Lo contaba Luis García Berlanga. En tiempos de Franco un cineasta como él, de espíritu libre a cualquier tipo de dogmática, tenía que batallar con dos censuras: la propia del régimen fascista y otra, más secreta pero igualmente insidiosa, de la mafia comunista que controlaba el mundillo cinematográfico (ya entonces el apellido Bardem era sinónimo de estalinista que soñaba con el Óscar), y a la que aterrorizaba, tanto o más que a los jerarcas de la censura oficial, el mensaje ácrata y subversivo del cineasta valenciano.
El Festival de Locarno está sufriendo el acoso de un grupo de cineastas de extrema izquierda, liderados por Kean Loach y Jean-Luc Godard, para que se censure la presencia de una serie de películas israelíes en la convocatoria de este año. La dirección no ha cedido a las exigencias de estos camorristas del celuloide, acostumbrados a la extorsión y el chantaje desde sus trincheras ideológicas, en el anarquismo más bravucón o el maoísmo más criminal. Pero aunque ha mantenido la presencia de las películas convocadas, ha cambiado el nombre de la sección. Ahora, en lugar de llamarse Carta Blanca se denomina Primera Mirada para no herir las susceptibilidades de aquellos que pretendían que el título originario podría interpretarse como una justificación de la política del Estado de Israel.
Carta Blanca es como se ha llamado en años precedentes la oportunidad que se daba a películas en estado de preproducción de diversos países, en estrecha colaboración con las instancias oficiales nacionales que las apoyaran, en diverso grado. Nunca jamás este conjunto de cineastas de extrema izquierda había protestado ni pedido que se ejerciese la censura cuando entraban juego los Estados dictatoriales de Siria o Egipto. Pero ha sido entrar en liza Israel cuando han saltado todas las alarmas de aquellos que mezclan la política con el arte sólo cuando están en juego sus propias prebendas o Israel, el único Estado democrático de la zona, y que, en todo caso, debería ser apoyado en cuanto que es un modelo de desarrollo político y económico para una zona regida por regímenes teocráticos y filoterroristas.
Como ya vimos en el caso del filósofo comunista Gianni Vattimo, seguidor del filósofo nazi Martin Heidegger, al que también analizamos, una de las lacras de la Europa contemporánea es el antisemitismo larvado en forma de protesta contra Israel.
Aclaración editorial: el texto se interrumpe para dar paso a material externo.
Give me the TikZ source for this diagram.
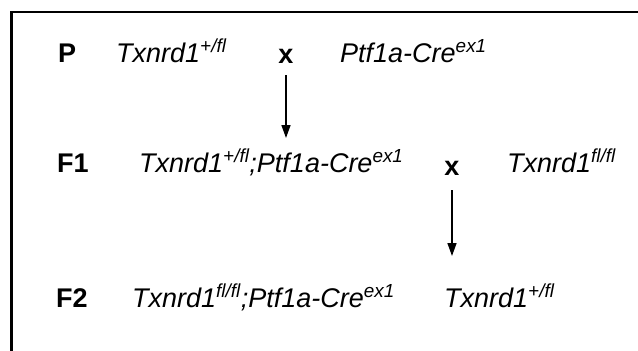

Una de las actividades predilectas de la extrema izquierda es la formación de lo que denominan "cordones sanitarios" contra aquellos que disienten de sus ideas. En realidad, estos "cordones sanitarios" no son otra cosa que autos de fe inquisitoriales contra cualquiera que no comulgue con los dogmas de la extrema izquierda, ante los que agitan el dedo y el panfleto avisando silencio y amenazando miedo. Fundamentalmente cualquier opción política liberal, conservadora o incluso socialdemócrata (categorizadas todas ellas bajo el pseudoconcepto de casta) y, paradigmáticamente, Israel.
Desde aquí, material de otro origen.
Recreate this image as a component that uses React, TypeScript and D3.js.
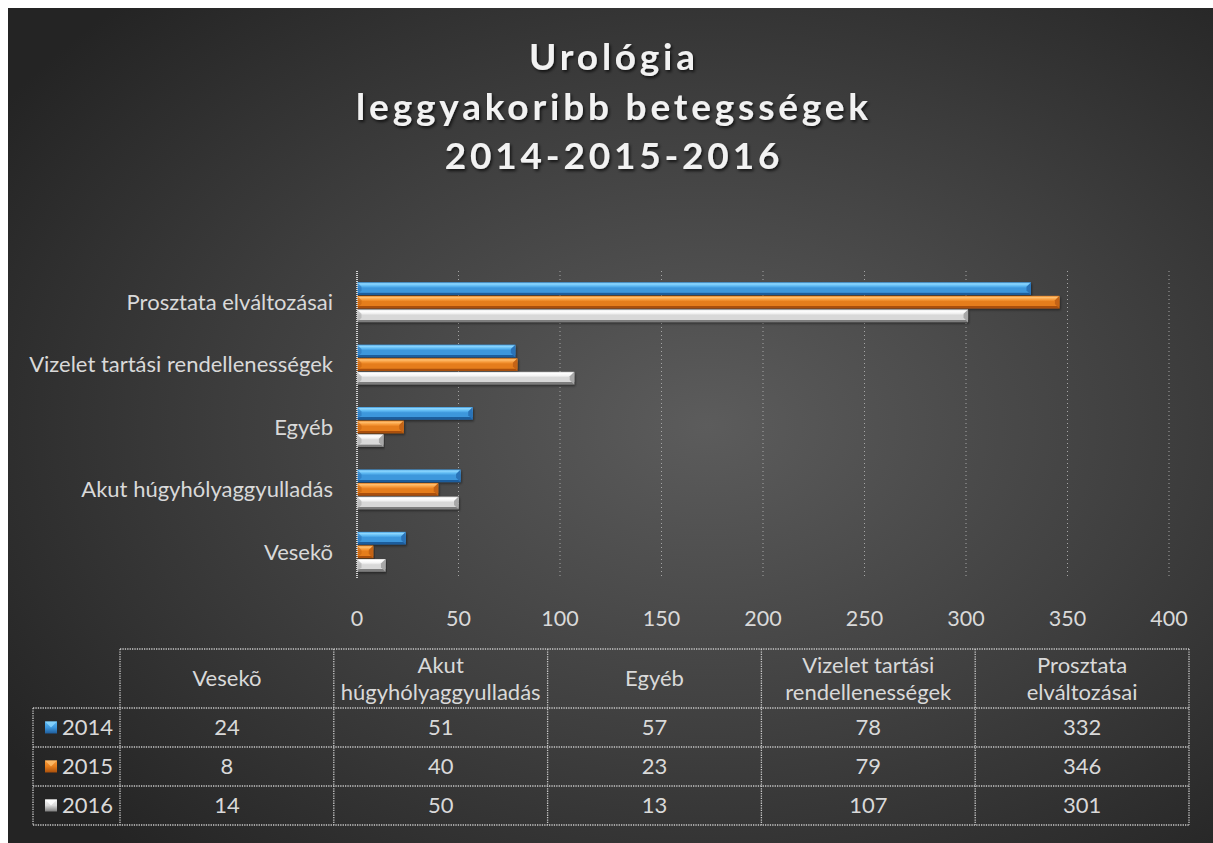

Si de verdad tuvieran un interés genuino por los palestinos, habrían secundado estos cineastas la propuesta modélica del festival por establecer un espacio de debate y de diálogo para que el arte pueda ser una guía de resolución de conflictos enconados por la política y la religión. Pero el fanatismo de sus líderes, un Godard instalado en la demagogia estéril y nihilista de sus últimas películas, unos pastiches de deconstrucción obsoleta e impotente postmodernidad, y un Loach cada vez más fosilizado en sus reaccionarias formas cinematográficas, muestra una vez más que el arte cinematográfico europeo se encuentra en un callejón casi sin salida. Precisamente el Festival de Locarno es una de sus pocas esperanzas, al estar basado en, como dice en su web, el debate y el diálogo, no en las fuerzas reaccionarias de la censura y el antisemitismo, esos dos lastres que cada vez están adquiriendo más fuerza en Europa, de mano de la extrema derecha y la extrema izquierda.